Article ID: ISIJINT-2025-282
In an extensive flow of studies on material fracture, fracture mechanics has successfully established engineering standards for the safety evaluation of structural components. Vital difficulties in theories have been the management of the crack-tip stress singularity and the existence of incipient crack(s). Plasticity complicates fracture theories, and understanding the microscopic process of fracture is crucial for material design. This paper aims to shed light on the role of plasticity throughout the entire fracture process, remarking mostly brittle-like fracture, both in theory and experiment. Lattice deterioration due to plastic deformation increases potential energy, a key concept in deriving fracture criteria. Studies demonstrating the maturing of strain-induced lattice defects, primarily vacancy clustering, are reviewed to play a crucial role, operating as void source in fracture as a precursor to crack initiation.

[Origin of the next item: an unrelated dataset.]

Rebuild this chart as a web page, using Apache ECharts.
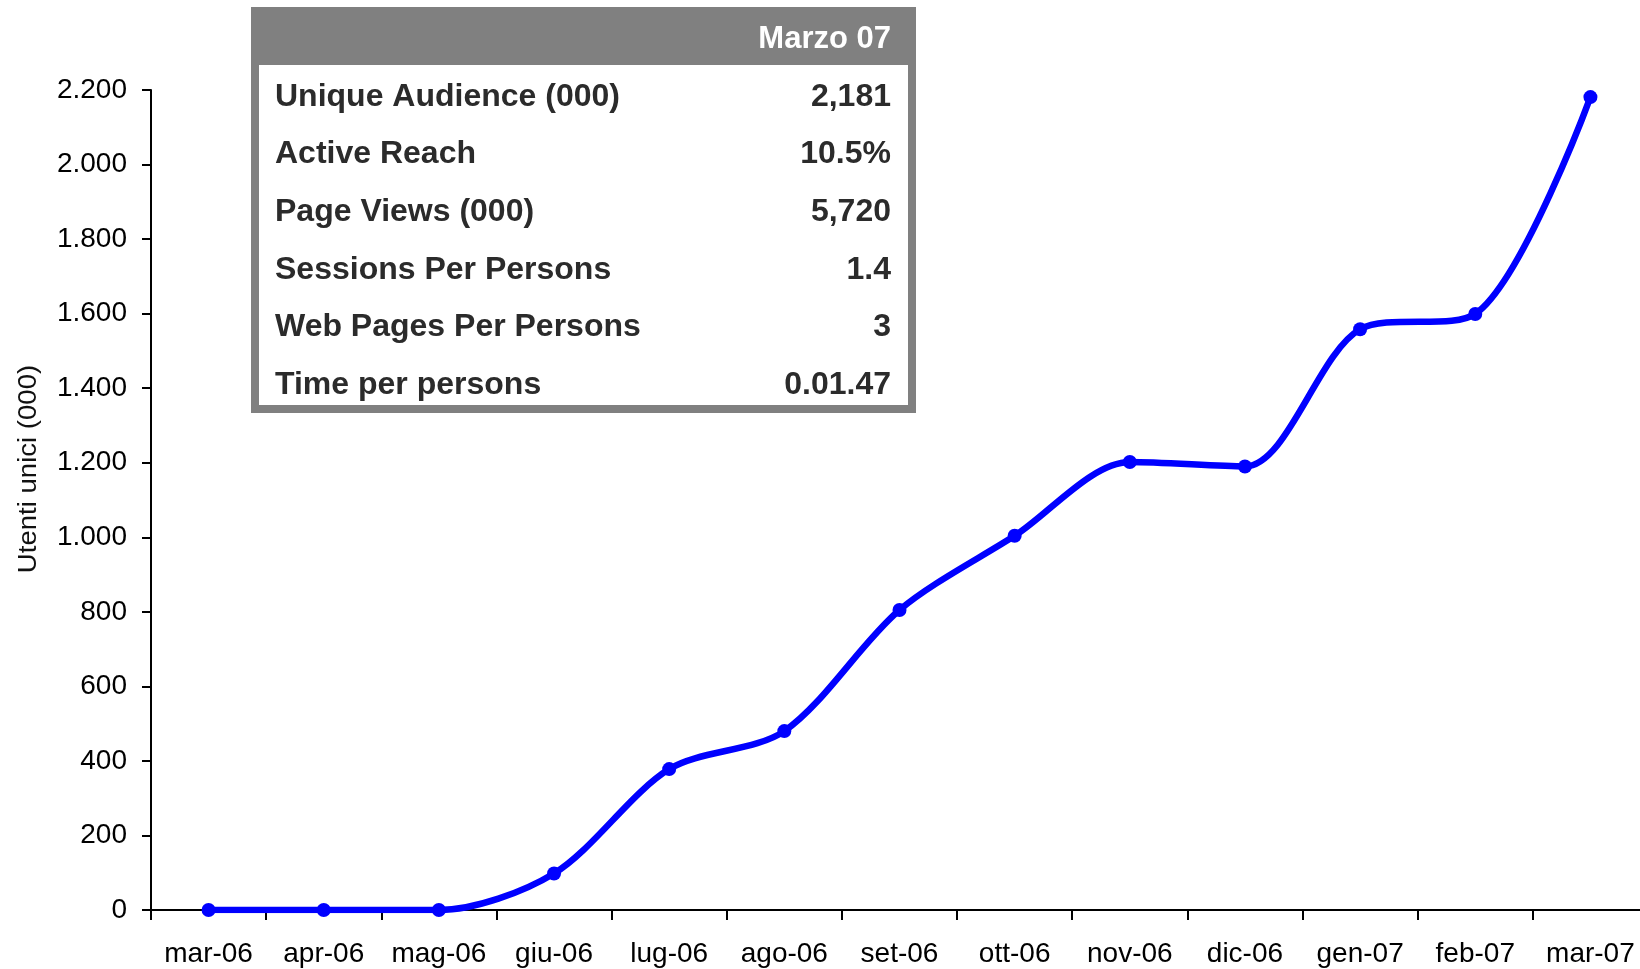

Strain localization due to microstructural inhomogeneities are remarked to characterize the material's susceptibility to fracture. The extent of strain localization, coupled with external and local stresses, provides favorable fracture paths through crack nucleation and extension, as exhibited in fracture surface morphology. However, a single type of morphology does not specify a fracture event, and its continuous transition during crack extension suggests operation of an essentially common mechanism between seemingly different morphologies.
Lattice defects generated during plastic deformation persist into later stages, and environmental variations alter dislocation configurations, generating vacancies. As a method to assess the intrinsic material's susceptibility, detecting the progress of lattice deterioration in response to cyclic stressing is proposed.